In 1926, Harvard University hired Carothers as an organic chemistry instructor. After only three semesters there, Carothers was wooed by Charles Stine, research director for the DuPont Company, to join his fundamental research program as a director at the new Experimental Station in Wilmington, Delaware. What enticed Carothers away from one of the most prestigious institutions in the country was the prospect of conducting pure research supported by a team of postdoctoral associates using state-of-the-art equipment; furthermore, he would have no teaching duties, which had distracted him from his research.

Carothers and his team focused their research on acetylene, and by 1931, they had combined vinylacetylene with a chlorine compound to create a rubber analog, which DuPont marketed as "neoprene." However, Carothers had already conceived of the line of research that would earn him lasting fame. In a letter to Cornell University’s John R. Johnson dated February 14, 1928, Carothers outlined his theory of linear polymerization, or the stringing together of monomers into long chains, called macromolecules. He eventually published a series of 31 papers which presented this theory in its entirety and laid the foundation for polymer chemistry, a field that has had a profound impact not only on the world of science but also on mainstream society, which benefits immensely from these man-made fibers.

The disintegration of trade relations between the United States and Japan, its main source of silk, spurred Carothers and his colleagues to investigate the synthesis of an artificial fiber similar to silk. Toward this end, they developed the condensation reaction method of polymerization; Carothers honed this technique to distill the by-product of water, thereby preventing it from dripping back into the concoction and weakening it. He prepared a number of polyesters by this method, some of which seemed commercially unpromising, and some of which he stored in vials for future analysis.

Carothers married Helen Everett Sweet-man, an employee in DuPont’s patent division, on February 21, 1936. A little less than a year later, in January 1937, Carothers’s favorite sister, Isobel, who was a singer in the popular radio trio of Clara, Lu, and Em, died unexpectedly. Carothers, who was manic-depressive, fell into deep melancholia over the loss. Even the pregnancy of his wife could not buoy his spirits; he became obsessed with famous chemists who had committed suicide, and Julian Hill, a DuPont colleague, noticed a ration of cyanide in his briefcase. On April 29, 1937, Carothers administered himself a lethal dose of the poison and died in Philadelphia. His daughter, Jane, was born on November 27, 1937, half a year after his family had interred his ashes in Glendale Cemetery in Des Moines.
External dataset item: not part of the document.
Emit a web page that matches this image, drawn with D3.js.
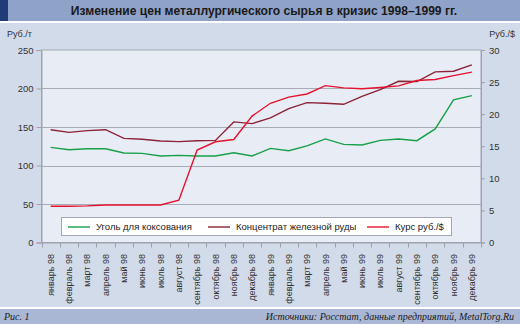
<!DOCTYPE html>
<html><head><meta charset="utf-8">
<script src="https://cdn.jsdelivr.net/npm/d3@7"></script>
<style>
html,body{margin:0;padding:0;background:#d2dbea;}
svg{display:block;}
</style></head>
<body>
<svg id="c" width="520" height="324"></svg>
<script>
const months = ["январь 98","февраль 98","март 98","апрель 98","май 98","июнь 98","июль 98","август 98","сентябрь 98","октябрь 98","ноябрь 98","декабрь 98",
"январь 99","февраль 99","март 99","апрель 99","май 99","июнь 99","июль 99","август 99","сентябрь 99","октябрь 99","ноябрь 99","декабрь 99"];
const coal = [123.5,120.5,121.8,121.8,116.3,115.7,112.4,113.1,112.4,112.4,116.6,112.4,122.2,119.2,125.4,134.5,127.4,126.7,132.6,134.5,132.2,147.5,185.2,190.8];
const ore  = [146.5,143,145.3,146.5,135.2,134,131.9,131,132.2,132.6,156.6,154.4,161.8,173.9,181.7,180.8,179.5,189.9,198.6,209.4,209,221.6,222.4,230.7];
const rate = [5.65,5.65,5.7,5.85,5.85,5.85,5.85,6.6,14.4,15.7,16.05,19.7,21.7,22.65,23.15,24.45,24.1,23.95,24.15,24.4,25.25,25.4,26.0,26.55];
const leftTicks = [0,50,100,150,200,250];
const rightTicks = [0,5,10,15,20,25,30];
const gridTicks = [50,100,150,200];
const seriesNames = ["Уголь для коксования","Концентрат железной руды","Курс руб./$"];
const colors = ["#17a04a","#8c2336","#e5122f"];

const svg = d3.select("#c");
const W = 520, H = 324;
const L = 41.5, R = 481, T = 50, B = 242.5;

// backgrounds
svg.append("rect").attr("x",0).attr("y",0).attr("width",W).attr("height",H).attr("fill","#d2dbea");
svg.append("rect").attr("x",0).attr("y",0).attr("width",W).attr("height",21).attr("fill","#8fa2c8");
svg.append("rect").attr("x",0).attr("y",0).attr("width",8).attr("height",21).attr("fill","#1f3c78");
svg.append("rect").attr("x",0).attr("y",21).attr("width",W).attr("height",2).attr("fill","#ffffff");
svg.append("rect").attr("x",0).attr("y",307).attr("width",W).attr("height",2).attr("fill","#ffffff");
svg.append("rect").attr("x",0).attr("y",309).attr("width",W).attr("height",15).attr("fill","#a9b6d4");

svg.append("text").attr("x",264).attr("y",15).attr("text-anchor","middle")
  .attr("font-family","Liberation Sans, Arial, sans-serif").attr("font-weight","bold").attr("font-size",12.1)
  .attr("fill","#1a1a1a").text("Изменение цен металлургического сырья в кризис 1998–1999 гг.");

svg.append("text").attr("x",7).attr("y",37).attr("font-family","Liberation Sans, Arial, sans-serif")
  .attr("font-size",9).attr("fill","#333").text("Руб./т");
svg.append("text").attr("x",515).attr("y",37).attr("text-anchor","end").attr("font-family","Liberation Sans, Arial, sans-serif")
  .attr("font-size",9).attr("fill","#333").text("Руб./$");

svg.append("text").attr("x",4).attr("y",320).attr("font-family","Liberation Serif, Times New Roman, serif")
  .attr("font-style","italic").attr("font-size",10).attr("fill","#1a1a1a").text("Рис. 1");
svg.append("text").attr("x",514).attr("y",320).attr("text-anchor","end").attr("font-family","Liberation Serif, Times New Roman, serif")
  .attr("font-style","italic").attr("font-size",10).attr("fill","#1a1a1a").text("Источники: Росстат, данные предприятий, MetalTorg.Ru");

// scales
const x = d3.scaleBand().domain(months).range([L,R]);
const yL = d3.scaleLinear().domain([0,250]).range([B,T]);
const yR = d3.scaleLinear().domain([0,30]).range([B,T]);
const cx = m => x(m) + x.bandwidth()/2;

// plot area
svg.append("rect").attr("x",L).attr("y",T).attr("width",R-L).attr("height",B-T).attr("fill","#e8ecf5")
  .attr("stroke","#a4a7b2").attr("stroke-width",1);

// grid
svg.append("g").selectAll("line").data(gridTicks).join("line")
  .attr("x1",L).attr("x2",R).attr("y1",d=>Math.round(yL(d))+0.5).attr("y2",d=>Math.round(yL(d))+0.5)
  .attr("stroke","#a8aab4").attr("stroke-width",1);

// left axis
const gl = svg.append("g").attr("transform",`translate(${L},0)`)
  .call(d3.axisLeft(yL).tickValues(leftTicks).tickSize(5).tickPadding(3));
// right axis
const gr = svg.append("g").attr("transform",`translate(${R},0)`)
  .call(d3.axisRight(yR).tickValues(rightTicks).tickSize(4).tickPadding(4));
[gl,gr].forEach(g=>{
  g.select(".domain").attr("stroke","#9ea1ad");
  g.selectAll(".tick line").attr("stroke","#9ea1ad");
  g.selectAll(".tick text").attr("font-family","Liberation Sans, Arial, sans-serif").attr("font-size",9.5).attr("fill","#333");
});

// bottom axis
svg.append("line").attr("x1",L).attr("x2",R).attr("y1",B+0.5).attr("y2",B+0.5).attr("stroke","#9ea1ad");
svg.append("g").selectAll("line").data(months.concat(["__end"])).join("line")
  .attr("x1",d=>Math.round(d==="__end"?R:x(d))+0.5).attr("x2",d=>Math.round(d==="__end"?R:x(d))+0.5)
  .attr("y1",B).attr("y2",B+5).attr("stroke","#9ea1ad");
svg.append("g").selectAll("text").data(months).join("text")
  .attr("transform",d=>`translate(${cx(d)},254) rotate(-90)`)
  .attr("text-anchor","end").attr("dy","0.35em")
  .attr("font-family","Liberation Sans, Arial, sans-serif").attr("font-size",9).attr("fill","#333")
  .text(d=>d);

// lines
const lineL = d3.line().x((d,i)=>cx(months[i])).y(d=>yL(d));
const lineR = d3.line().x((d,i)=>cx(months[i])).y(d=>yR(d));
svg.append("path").attr("d",lineL(coal)).attr("fill","none").attr("stroke",colors[0]).attr("stroke-width",1.4);
svg.append("path").attr("d",lineL(ore)).attr("fill","none").attr("stroke",colors[1]).attr("stroke-width",1.4);
svg.append("path").attr("d",lineR(rate)).attr("fill","none").attr("stroke",colors[2]).attr("stroke-width",1.4);

// legend
const lg = svg.append("g");
lg.append("rect").attr("x",61.5).attr("y",217.5).attr("width",390).attr("height",18).attr("fill","#ffffff")
  .attr("stroke","#a4a7b2");
const legX = [68,208,367];
seriesNames.forEach((n,i)=>{
  lg.append("line").attr("x1",legX[i]).attr("x2",legX[i]+22).attr("y1",227).attr("y2",227)
    .attr("stroke",colors[i]).attr("stroke-width",1.4);
  lg.append("text").attr("x",legX[i]+28).attr("y",227).attr("dy","0.35em")
    .attr("font-family","Liberation Sans, Arial, sans-serif").attr("font-size",9.5).attr("fill","#222").text(n);
});
</script>
</body></html>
Carothers left behind him a legacy of 62 technical papers and more than 50 patents, enough to establish him as a significant contributor to science. However, his most significant contribution was only discovered posthumously, when DuPont tested the polyamide samples that Carothers had left in his lab. One, marked "Tiber 66" (after its dual-stranded structure containing six carbons on each side, created by the combination of adipic acid with hexamethy-lene-diamine), turned out to be a strong and versatile fiber, which DuPont marketed as "nylon" starting in 1938. Since then, DuPont has earned about $4 billion a year on this material that now sports innumerable diverse applications.